"Tell me exactly how this will work in my process." I hear this comment way too frequently. While it may seem like a simple request, the problem is – no one person can tell you what to do. It takes a little creative self-evaluation to figure out.
However, when someone recently asked me to tell them what to do during a CPE session I was facilitating, I decided to take a totally different path with my response.
I can't help but wonder how our profession will continue to innovate, improve and expand our capabilities if we want to be told what to do. The accounting industry (and other industries, to be fair) is beginning to lose its ability to think critically about how and why we do the things we do within our firms. Why? Well, because:
We take everything for granted. We've had success in the past and think we're guaranteed that same success in the future.

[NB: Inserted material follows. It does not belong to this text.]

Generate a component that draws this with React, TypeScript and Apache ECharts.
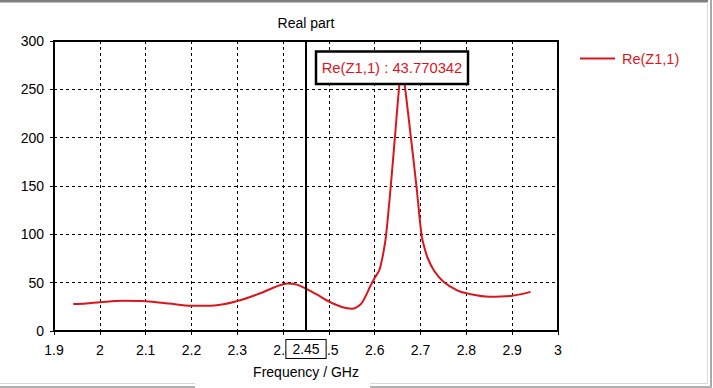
import React, { useEffect, useRef } from "react";
import * as echarts from "echarts";

const chartTitle = "Real part";
const xAxisTitle = "Frequency / GHz";
const seriesName = "Re(Z1,1)";
const markerFreq = 2.45;
const markerValue = 43.770342;

const freqGHz = [
  1.942, 1.97, 2.0, 2.05, 2.1, 2.15, 2.2, 2.25, 2.3, 2.35, 2.38, 2.41, 2.43, 2.45,
  2.48, 2.5, 2.53, 2.55, 2.57, 2.58, 2.59, 2.6, 2.61, 2.615, 2.62, 2.625, 2.635,
  2.644, 2.654, 2.659, 2.665, 2.679, 2.691, 2.702, 2.708, 2.716, 2.73, 2.75, 2.78,
  2.8, 2.85, 2.9, 2.94,
];
const reZ11 = [
  28, 28.5, 29.7, 31.2, 30.7, 28.5, 26.2, 26.5, 31, 39, 45, 49.2, 48, 43.770342,
  36, 30.5, 24.5, 23, 28, 36, 46, 55, 63, 72, 84, 100, 150,
  200, 256, 272, 256, 200, 150, 100, 87, 75, 62, 51, 42,
  39, 35.5, 36.5, 40.5,
];

const FONT = "Liberation Sans";
const RED = "#d9161c";

export default function App() {
  const ref = useRef<HTMLDivElement>(null);
  useEffect(() => {
    if (!ref.current) return;
    const chart = echarts.init(ref.current, undefined, { renderer: "svg" });
    const data = freqGHz.map((f, i) => [f, reZ11[i]]);
    chart.setOption({
      animation: false,
      backgroundColor: "#ffffff",
      textStyle: { fontFamily: FONT },
      grid: {
        left: 54,
        top: 41,
        right: 155,
        bottom: 57,
        show: true,
        borderColor: "#000",
        borderWidth: 2,
        backgroundColor: "transparent",
      },
      legend: {
        left: 575,
        top: 46,
        icon: "rect",
        itemWidth: 35,
        itemHeight: 2,
        data: [seriesName],
        textStyle: { color: RED, fontSize: 14.5, fontFamily: FONT, padding: [0, 0, 0, 2] },
      },
      xAxis: {
        type: "value",
        min: 1.9,
        max: 3,
        interval: 0.1,
        name: xAxisTitle,
        nameLocation: "middle",
        nameGap: 34,
        nameTextStyle: { color: "#000", fontSize: 14, fontFamily: FONT },
        axisLine: { show: true, lineStyle: { color: "#000", width: 2 } },
        axisTick: { show: true, length: 4, lineStyle: { color: "#000", width: 1 } },
        axisLabel: {
          color: "#000",
          fontSize: 14,
          fontFamily: FONT,
          margin: 12,
          formatter: (v: number) => String(+v.toFixed(2)),
        },
        splitLine: { show: true, lineStyle: { color: "#000", width: 1, type: [3, 3] } },
      },
      yAxis: {
        type: "value",
        min: 0,
        max: 300,
        interval: 50,
        axisLine: { show: true, lineStyle: { color: "#000", width: 2 } },
        axisTick: { show: true, length: 4, lineStyle: { color: "#000", width: 1 } },
        axisLabel: { color: "#000", fontSize: 14, fontFamily: FONT, margin: 10 },
        splitLine: { show: true, lineStyle: { color: "#000", width: 1, type: [3, 3] } },
      },
      series: [
        {
          name: seriesName,
          type: "line",
          data,
          smooth: 0.35,
          showSymbol: false,
          symbol: "none",
          color: RED,
          lineStyle: { color: RED, width: 2 },
          markLine: {
            silent: true,
            symbol: "none",
            lineStyle: { color: "#000", width: 2, type: "solid" },
            label: {
              show: true,
              position: "start",
              distance: 9,
              formatter: String(markerFreq),
              color: "#000",
              fontSize: 14,
              fontFamily: FONT,
              backgroundColor: "#fff",
              borderColor: "#000",
              borderWidth: 1,
              padding: [2, 6, 2, 6],
            },
            data: [{ xAxis: markerFreq }],
          },
        },
      ],
      graphic: [
        {
          type: "text",
          x: 306,
          y: 23,
          style: {
            text: chartTitle,
            fill: "#000",
            font: `14px "${FONT}"`,
            textAlign: "center",
            textVerticalAlign: "middle",
          },
        },
        {
          type: "rect",
          z: 100,
          shape: { x: 316, y: 51.5, width: 152, height: 32.5 },
          style: { fill: "#fff", stroke: "#000", lineWidth: 2.5 },
        },
        {
          type: "text",
          z: 101,
          x: 392,
          y: 68,
          style: {
            text: `${seriesName} : ${markerValue}`,
            fill: RED,
            font: `14.8px "${FONT}"`,
            textAlign: "center",
            textVerticalAlign: "middle",
          },
        },
        { type: "rect", z: 100, shape: { x: 0, y: 0, width: 708, height: 2.5 }, style: { fill: "#7f7f7f" } },
        { type: "rect", z: 100, shape: { x: 707, y: 2, width: 1, height: 382 }, style: { fill: "#dcdcdc" } },
        { type: "rect", z: 100, shape: { x: 710, y: 0, width: 2, height: 388 }, style: { fill: "#a8a8a8" } },
        { type: "rect", z: 100, shape: { x: 0, y: 383, width: 195, height: 1 }, style: { fill: "#d8d8d8" } },
        { type: "rect", z: 100, shape: { x: 370, y: 383, width: 338, height: 1 }, style: { fill: "#d8d8d8" } },
        { type: "rect", z: 100, shape: { x: 0, y: 386, width: 195, height: 2 }, style: { fill: "#b0b0b0" } },
        { type: "rect", z: 100, shape: { x: 370, y: 386, width: 342, height: 2 }, style: { fill: "#b0b0b0" } },
      ],
    });
    return () => chart.dispose();
  }, []);
  return (
    <div
      ref={ref}
      style={{ position: "fixed", left: 0, top: 0, width: 713, height: 388, background: "#fff" }}
    />
  );
}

We believe that we can "steal" best practices from other firms and outside vendors. And, better yet, we think those ideas will work as effectively for us.
We talk in the same circles at conferences...about the same metrics and firm issues that have been discussed for decades...with the same speakers and topics.
All of this leads to the loss of critical thinking skills – from top to bottom in a firm – that are needed to solve real problems within your organization.
I'm sure you've heard the saying: "Give a person a fish, and you have fed them for today. Teach a person to fish, and you have fed them for a lifetime." Instead of always asking for step-by-step instructions, or a specific result, you should be asking questions that teach and guide you to find the solutions yourself.
After all, every firm is different and what works in one firm may not work in another.
Individuals who ask me to tell them what they need to do are failing to see the big picture outside of their role in the process. As a result, they are not grasping a lot of valuable business insights and strategies.
To rise above the competition, firm management and rising firm leaders must be critical thinkers first and foremost. Lean Six Sigma is a great tool to round out a leader's capabilities.